Avec des écriteaux « Liquidation judiciaire » dans le dos, scotchés à l’aide de rubans à scellés, masques sur la bouche et bras croisés, une cinquantaine de policiers enquêteurs, de personnels administratif et de magistrats se sont rassemblés lundi vers 12h30 sur le parvis de l’Hôtel de police de Strasbourg. Ce nouveau rassemblement, neuf jours après le précédent, veut dénoncer l’absence de dialogue dans une réforme globale de la police nationale. Cette réforme placerait la police judiciaire (PJ) sous la même hiérarchie que la sécurité publique.
Des rassemblements partout en France
Des rassemblements similaires se sont tenus devant la plupart des commissariats de France, à l’initiative de la toute jeune Association nationale de la police judiciaire (ANPJ). Dans un discours commun, lu par un représentant, l’ANPJ a tenu à rappeler le cadre de son action :
« L’association a pour objectif de défendre les intérêts des Français et la spécialisation des enquêteurs.

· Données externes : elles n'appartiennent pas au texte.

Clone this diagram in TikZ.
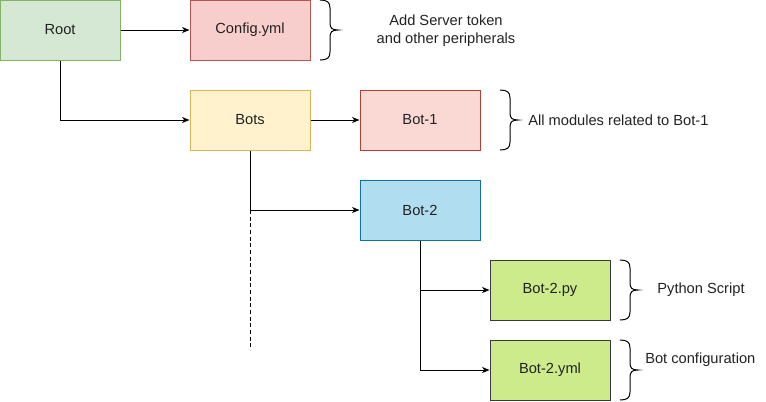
\documentclass[tikz,border=0pt]{standalone}
\usepackage{fontspec}
\setmainfont{Liberation Sans}
\usetikzlibrary{arrows.meta}
\definecolor{txt}{HTML}{222222}
\definecolor{rootF}{HTML}{D5E8D4}\definecolor{rootD}{HTML}{82B366}
\definecolor{cfgF}{HTML}{F8CECC}\definecolor{cfgD}{HTML}{B85450}
\definecolor{botsF}{HTML}{FFF2CC}\definecolor{botsD}{HTML}{D6B656}
\definecolor{b1F}{HTML}{FAD9D5}\definecolor{b1D}{HTML}{AE4132}
\definecolor{b2F}{HTML}{B1DDF0}\definecolor{b2D}{HTML}{10739E}
\definecolor{pyF}{HTML}{CDEB8B}\definecolor{pyD}{HTML}{36393D}
\tikzset{
  box/.style={draw, line width=0.75pt, minimum width=90pt, minimum height=45pt, inner sep=0pt, text=txt, font=\fontsize{11}{13.5}\selectfont},
  conn/.style={line width=0.75pt, -{Stealth[length=5.5pt, width=4.5pt, inset=1.5pt]}},
  note/.style={text=txt, font=\fontsize{11}{13.5}\selectfont, align=center, inner sep=0pt},
  curly/.pic={\draw[line width=0.75pt] (0,0) .. controls (7,0) and (10,2) .. (10,8) -- (10,23) .. controls (10,28) and (12,30) .. (18,30)
      .. controls (12,30) and (10,32) .. (10,37) -- (10,52) .. controls (10,58) and (7,60) .. (0,60);}
}
\begin{document}
\begin{tikzpicture}[x=0.75pt, y=-0.75pt]
\useasboundingbox (0,0) rectangle (766,401);
\node[box, fill=rootF, draw=rootD] (root) at (60,30) {Root};
\node[box, fill=cfgF, draw=cfgD] (cfg) at (250,30) {Config.yml};
\node[box, fill=botsF, draw=botsD] (bots) at (250,120) {Bots};
\node[box, fill=b1F, draw=b1D] (b1) at (420,120) {Bot-1};
\node[box, fill=b2F, draw=b2D] (b2) at (420,210) {Bot-2};
\node[box, fill=pyF, draw=pyD] (py) at (550,290) {Bot-2.py};
\node[box, fill=pyF, draw=pyD] (yml) at (550,370) {Bot-2.yml};

\pic at (320,0) {curly};
\pic at (500,90) {curly};
\pic at (620,260) {curly};
\pic at (620,340) {curly};

\node[note] (n1) at (446,31) {Add Server token\\and other peripherals};
\node[note, anchor=west] (n2) at (528,120) {All modules related to Bot-1};
\node[note] (n3) at (701,290) {Python Script};
\node[note, anchor=west] (n4) at (645,360) {Bot configuration};

\coordinate (dend) at (250,350);
\coordinate (j1) at (250,210);

\draw[conn] (root) -- (cfg);
\draw[conn] (root.south) |- (bots.west);
\draw[conn] (bots) -- (b1);
\draw[conn] (bots.south) |- (b2.west);
\draw[line width=0.75pt, dashed, dash pattern=on 3pt off 2pt] (j1) -- (dend);
\draw[conn] (b2.south) |- (py.west);
\draw[conn] (b2.south) |- (yml.west);
\end{tikzpicture}
\end{document}
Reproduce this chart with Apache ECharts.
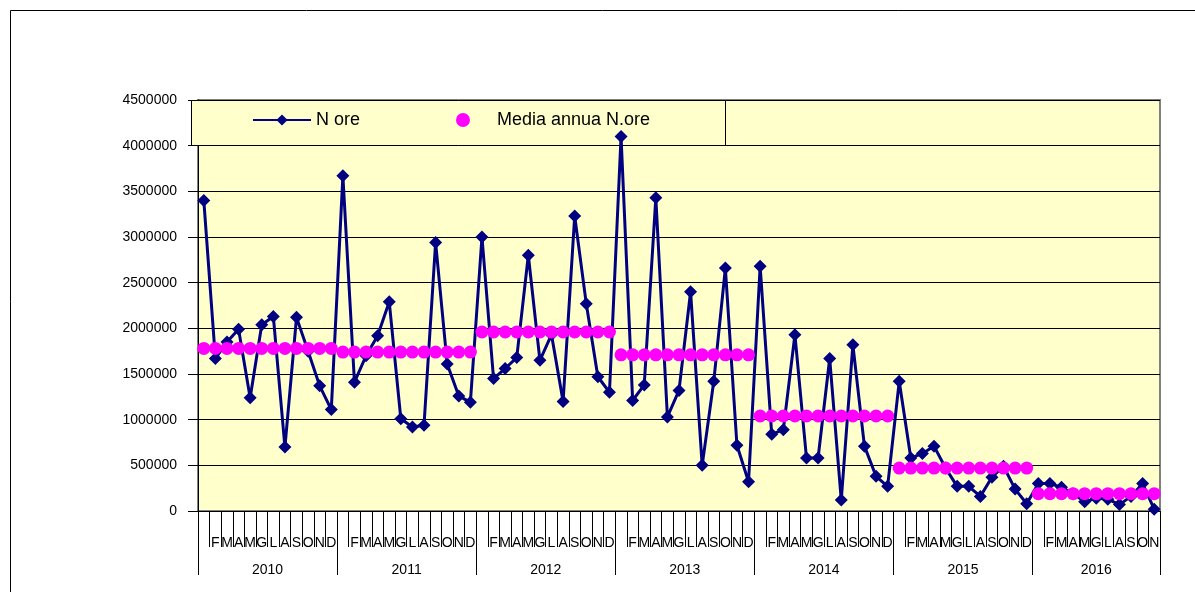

Non seulement le projet de réforme de la police nationale n’améliorera pas le sort de nos citoyens victimes de la délinquance du quotidien, mais en plus, il altérera fondamentalement la capacité des policiers à faire face à la criminalité organisée. »
Depuis cette mobilisation, deux audits sur la police nationale ont été lancés (par l’Inspection générale de la police nationale et l’Inspection générale de l’administration), ainsi que trois commissions d’information parlementaires. Pour les policiers enquêteurs, qui craignaient que cette réforme ne passe sous les radars médiatiques, un premier objectif est déjà rempli.
Quant à la suite, les policiers présents lundi ne se prononçaient pas : « on veut juste un dialogue », rappelle l’un d’entre eux tandis qu’une autre indique :
« On a exprimé notre mécontentement maintenant… c’est au gouvernement d’agir. S’il veut quand même faire passer sa réforme sans nous entendre, grand bien lui fasse. On ne va pas se retrouver sur le parvis chaque semaine non plus. »
Un sentiment de gâchis s’exprime parmi les présents à ce rassemblement, comme le verbalise un gradé :
« À la PJ, je ne dirais pas que tout va bien mais ça fonctionne. Avant cette réforme, il n’y avait pas de revendications catégorielles. Même s’ils prennent du temps, les dossiers sortent. Le risque est de casser cette mécanique complexe et délicate, essentielle pour répondre au crime organisé. »
Des magistrats présents en soutien
Outre les policiers, une douzaine de magistrats du tribunal de Strasbourg avait fait le déplacement. Parmi eux, Vincent Tridon, substitut du procureur de la République et membre du Syndicat de la magistrature, partage les inquiétudes des policiers :
« Il ne s’agit pas d’opposer police et justice, mais on voit déjà que lors de grands événements, comme au soir du 31 décembre, les effectifs de la PJ sont mobilisés pour assurer l’ordre public. Puisqu’il s’agit de faire une réforme à moyens constants, il est à craindre par exemple que les policiers enquêteurs soient de plus en plus mobilisés pour répondre à des trafics de drogue dans la rue, plutôt que contre ceux qui importent la drogue… »
Autre crainte exprimée à mots couverts lundi, c’est pour les policiers enquêteurs d’avoir à participer à la « politique du chiffre. » La police est de plus en plus soumise à une pression statistique sur son activité, pression qui ne s’applique pas sur la PJ, dont les affaires sont le plus souvent discrètement résolues. Les policiers enquêteurs, en raison des spécificités de leurs missions, jouissent en outre d’une relative liberté et craignent que cette réforme ne leur impose les mêmes contrôles hiérarchiques tatillons.